Corning died Monday night at Kingsley Manor Care Center in Los Angeles of natural causes associated with aging, said Dr. L. Stephen Coles, co-founder of the UCLA-based Gerontology Research Group.
Coles said an autopsy would be performed to learn more about how people live to become what he calls “supercentenarians.”
Born Feb. 22, 1892, on a farm near Oskaloosa, Iowa, the former Elma Grace Tennis graduated from Oskaloosa High School in 1910. Always musically inclined, she played piano and organ at her local church.
She earned her teaching certificate in domestic science, which later became known as home economics, from Iowa State Teacher’s College (now the University of Northern Iowa) in Cedar Falls in 1912.
The young woman taught in junior high schools in Grinnell, Iowa, and her hometown. And she practiced what she taught.
“She was a real good cook and made all her own clothes,” said her son, Russell Corning of San Rafael, Calif. “She loved to make dresses.”
In 1917, the teacher married Duane Corning, a World War I Army pilot, in Des Moines, Iowa. He died in 1956.
Four years after their marriage, the couple moved to Los Angeles, where Elma Corning became what she had taught young girls to be: a homemaker.
Her only child was born May 10, 1924.
“We were pretty good friends,” Russell Corning said Tuesday. “She loved sports and took me to my first football game, USC vs. Utah in 1932.”
As her son grew older, Elma Corning’s interests expanded beyond her home, and she began taking cello lessons in the late 1930s.
“She was pretty good,” her son recalled. “She played for a few years with the Glendale Symphony Orchestra.”
In 1943, Corning went back to work -- this time as a welfare office receptionist for Los Angeles County. She retired in 1960 when she was 68.
After retiring, Corning threw her efforts into the First Congregational Church of Los Angeles. In her 70s, she became president of its women’s association and was an avid bridge player at church social events.
In 1981, she moved into the Kingsley Manor assisted-living facility, still, in her son’s words “the picture of health.”
She continued driving until she was 96, when she became worried enough about her dimming eyesight that she gave her son the 17-year-old Chevrolet she had driven 63,000 miles.

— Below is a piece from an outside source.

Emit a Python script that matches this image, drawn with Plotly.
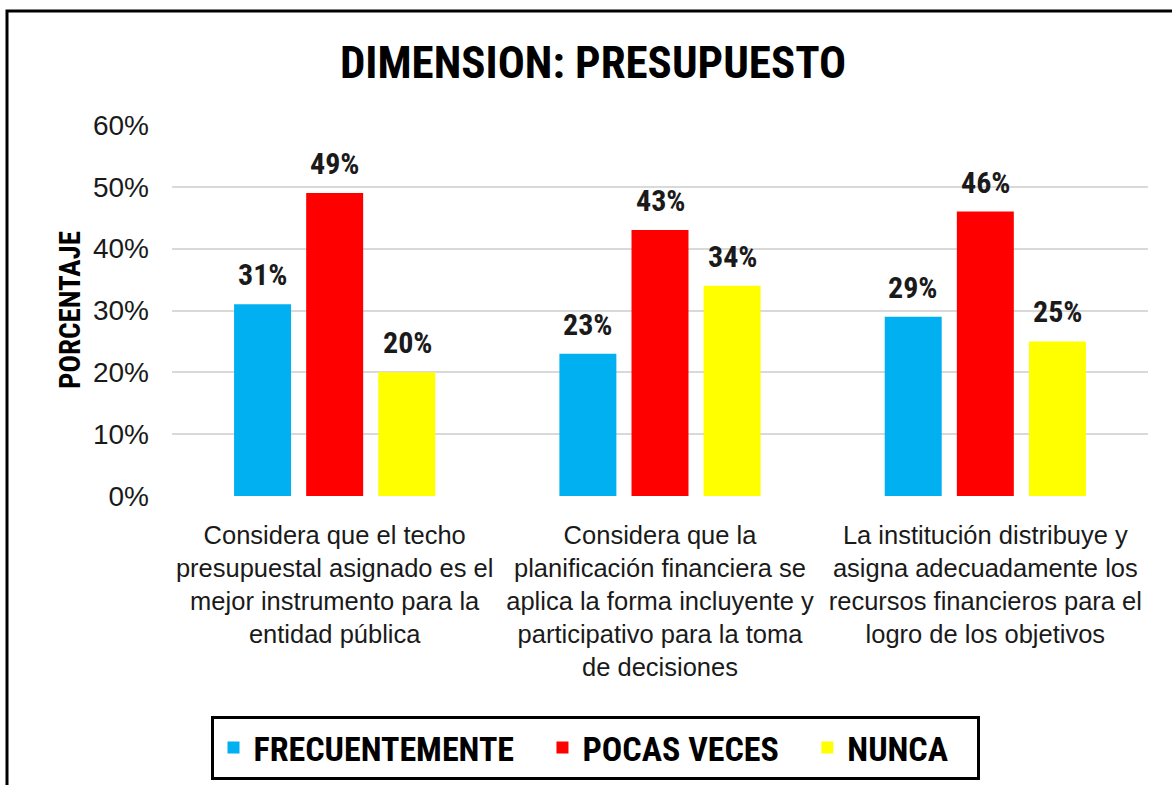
import plotly.graph_objects as go

categories = [
    "Considera que el techo<br>presupuestal asignado es el<br>mejor instrumento para la<br>entidad pública",
    "Considera que la<br>planificación financiera se<br>aplica la forma incluyente y<br>participativo para la toma<br>de decisiones",
    "La institución distribuye y<br>asigna adecuadamente los<br>recursos financieros para el<br>logro de los objetivos",
]
series_names = ["FRECUENTEMENTE", "POCAS VECES", "NUNCA"]
frecuentemente = [0.31, 0.23, 0.29]
pocas_veces = [0.49, 0.43, 0.46]
nunca = [0.20, 0.34, 0.25]
tick_vals = [0, 0.1, 0.2, 0.3, 0.4, 0.5, 0.6]
tick_text = ["0%", "10%", "20%", "30%", "40%", "50%", "60%"]

colors = ["#00B0F0", "#FF0000", "#FFFF00"]
NARROW = "Liberation Sans Narrow, Arial Narrow, Roboto Condensed, Liberation Sans, Arial, sans-serif"
REG = "Liberation Sans, Arial, sans-serif"
PAD = "\u00a0\u00a0\u00a0"

fig = go.Figure()
all_series = [frecuentemente, pocas_veces, nunca]
for name, vals, col in zip(series_names, all_series, colors):
    fig.add_trace(go.Bar(x=categories, y=vals, name=f"<b>{name}</b>{PAD}",
                         marker=dict(color=col, line=dict(width=0))))

annotations = []
for i, vals in enumerate(all_series):
    for c, v in zip(categories, vals):
        annotations.append(dict(
            x=c, y=v, xref="x", yref="y", text=f"<b>{round(v*100)}%</b>",
            showarrow=False, yanchor="bottom", xanchor="center",
            xshift=(i - 1) * 72.5, yshift=10,
            font=dict(family=NARROW, size=30, color="#1a1a1a"),
        ))

annotations.append(dict(
    x=-0.105, y=0.5, xref="paper", yref="paper", text="<b>PORCENTAJE</b>",
    showarrow=False, textangle=-90, xanchor="center", yanchor="middle",
    font=dict(family=NARROW, size=29, color="black"),
))

fig.update_layout(
    width=1172, height=785,
    margin=dict(l=172, r=24, t=125, b=289),
    paper_bgcolor="white", plot_bgcolor="white",
    title=dict(text="<b>DIMENSION: PRESUPUESTO</b>", x=0.506, xanchor="center",
               y=1 - 62 / 785, yanchor="middle", yref="container",
               font=dict(family=NARROW, size=45, color="black")),
    barmode="group", bargap=0.335, bargroupgap=0.21,
    showlegend=True,
    legend=dict(orientation="h", x=595 / 1172, xref="container", xanchor="center",
                y=1 - 716 / 785, yref="container", yanchor="top",
                bordercolor="black", borderwidth=3, bgcolor="white",
                font=dict(family=NARROW, size=34, color="black"),
                itemsizing="constant", traceorder="normal"),
    annotations=annotations,
    shapes=[dict(type="rect", xref="paper", yref="paper",
                 x0=(7 - 172) / 976, x1=1.2, y0=-0.9, y1=(496 - 11) / 371,
                 line=dict(color="black", width=3), fillcolor="rgba(0,0,0,0)", layer="below")],
)
fig.update_xaxes(showgrid=False, showline=False, ticks="", ticklabelstandoff=21, automargin=False,
                 tickfont=dict(family=REG, size=25.5, color="#1a1a1a"))
fig.update_yaxes(range=[0, 0.6], tickvals=tick_vals, ticktext=tick_text, automargin=False,
                 showgrid=True, gridcolor="#D9D9D9", gridwidth=2, zeroline=False,
                 showline=False, ticks="", ticklabelstandoff=22,
                 tickfont=dict(family=REG, size=28, color="#1a1a1a"))

fig.write_html("out.html", config={"displayModeBar": False},
               post_script="document.body.style.margin='0';")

But once a year until she was 102, her son said, Corning flew to San Francisco to visit him and his wife. Even in her 100s, he said, she maintained her interest in current events, music and the Los Angeles Dodgers.
Russell Corning said his mother had spent much of the last year sleeping, and she stopped eating a few weeks ago. But he said that when he visited her for the last time Saturday, they had a nice conversation about how much they both enjoyed life.
Her son, her only survivor other than a 97-year-old cousin, said Corning would be cremated and her ashes buried in Oskaloosa. He said a memorial service would be planned at the First Congregational Church in Los Angeles.